Insomma, per dirla con Judith Butler, la mia identità di genere dovrà essere performata in ogni momento, e tale performance, compresa la scelta dei tratti esteriori del mio personaggio, sarà il mio genere sic et simpliciter nel mondo di WoW.

Un ulteriore strato di ambiguità può crearsi quando le comunicazioni tra giocatori alleati, per meglio coordinarsi, si spostano su chat vocali (nei giochi online le chat video sono pressoché inesistenti), dove le voci, specialmente se adolescenziali e in assenza di correlativi visivi, possono attraversare in modo fluido le barriere di genere, infrangere aspettative, sollevare dubbi e curiosità.

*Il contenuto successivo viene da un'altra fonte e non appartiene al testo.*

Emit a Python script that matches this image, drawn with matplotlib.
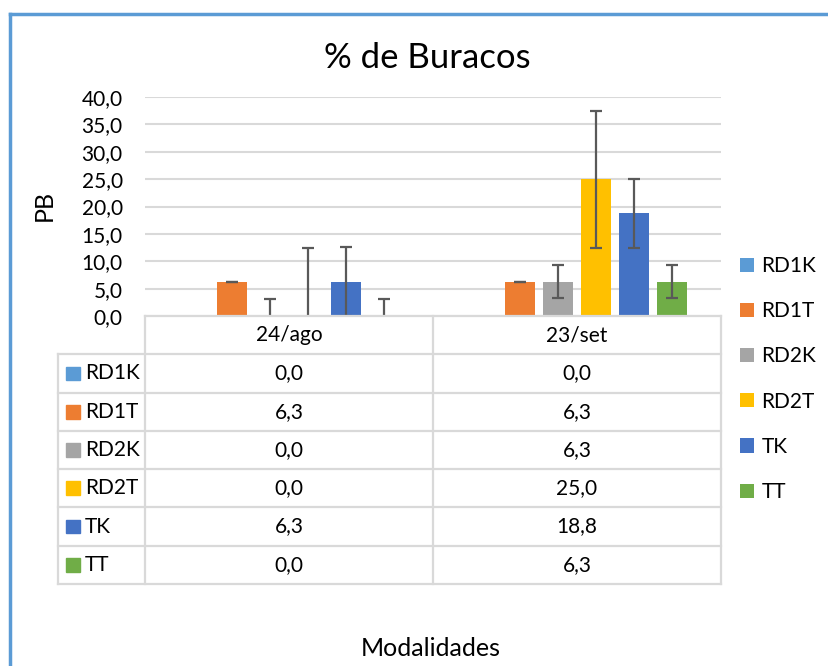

E così, senza voler indicare alcuna diretta correlazione tra i diversi punti qui sollevati ma enfatizzandone l’appartenenza a uno specifico contesto digitale, arriviamo al fenomeno estetico-culturale dei femboys, estremamente popolare su 4chan. Sorta di eròmenoi dell’epoca digitale, per femboy si intende generalmente un ragazzo cisgender con manierismi, aspetto corporeo e outfit femminili o marcatamente androgini, perlopiù ricalcati sull’estetica dei manga o degli anime. Come spesso accade in questi casi, il termine ha superato l’accezione derogativa iniziale per essere riappropriato dai femboys stessi.

Confini porosi

Al netto delle regole 29 e 30 anche sull’internet degli anni Zero c’erano ragazze – e, come si è visto, non solamente cisgender. Il crogiolo di anonimato digitale, mascolinità solitaria e creazione di identità fittizie ha generato una serie di fenomeni dei più disparati – talvolta tossici, come emerso nel caso di Gamergate. E tuttavia, in modo forse meno appariscente ma senza dubbio più queer, ha reso possibile una serie di piattaforme dove i confini di genere divengono porosi, l’esplorazione di identità e sessualità meno legata a contesti geografici, sociali, e, forse, anche alle proprie aspettative. Pure queste, dopotutto, sono cose da maschi.